Shadow of a Doubt: adapted by Thornton Wilder, Sally Benson, and Alma Reville from a story by Gordon McDonell; directed by Alfred Hitchcock; starring Teresa Wright (Charlie), Joseph Cotten (Uncle Charlie), Macdonald Carey (Graham), Henry Travers (Joseph Newton), Patricia Collinge (Emma Newton), and Hume CRonyn (Herbie Hawkins) (1943): Perhaps Hitchcock’s most nuanced and humane exploration of human evil, Shadow of a Doubt casts its shadow forward on similar explorations of small-town America that include Blue Velvet, Fargo, and many other seriocomic films and television shows.
Joseph Cotten, cast against type as a monster, does great work as Uncle Charlie, a serial killer who returns home to his older sister’s house just one step ahead of the law. Once there, his ‘twin’ — Teresa Wright as his niece Charlie (Charlene), named in honour of him — swiftly moves from hero worship to growing horror at what she gradually perceives her uncle to be. Wright is also excellent as the increasingly horrified Charlie who nonetheless must weigh what to do about her uncle as she fears what the monstrous allegations would do to her mother, who adores her baby brother.

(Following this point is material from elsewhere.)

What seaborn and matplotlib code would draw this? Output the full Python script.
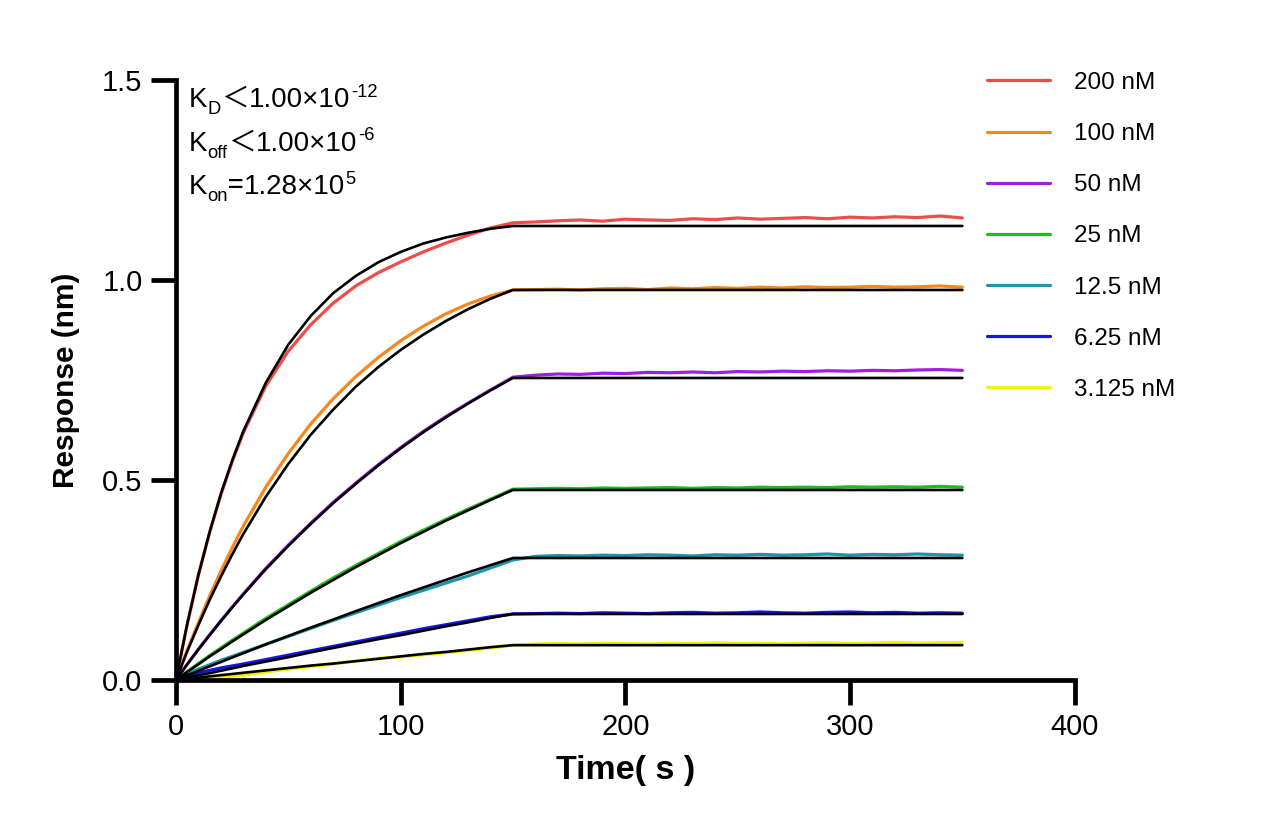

There’s a tremendous breadth to Shadow of a Doubt. Comic scenes with a young Hume Cronyn and Henry Travers offer commentary on an audience’s love of thrills and murder. Hitchcock and his writers also examine the somewhat stultifying family dynamic of the younger Charlie’s household. As is common in Hitchcock films, the law is a step slow and a day late throughout the film. The final confrontation will be between the two Charlies and no one else. Highly recommended.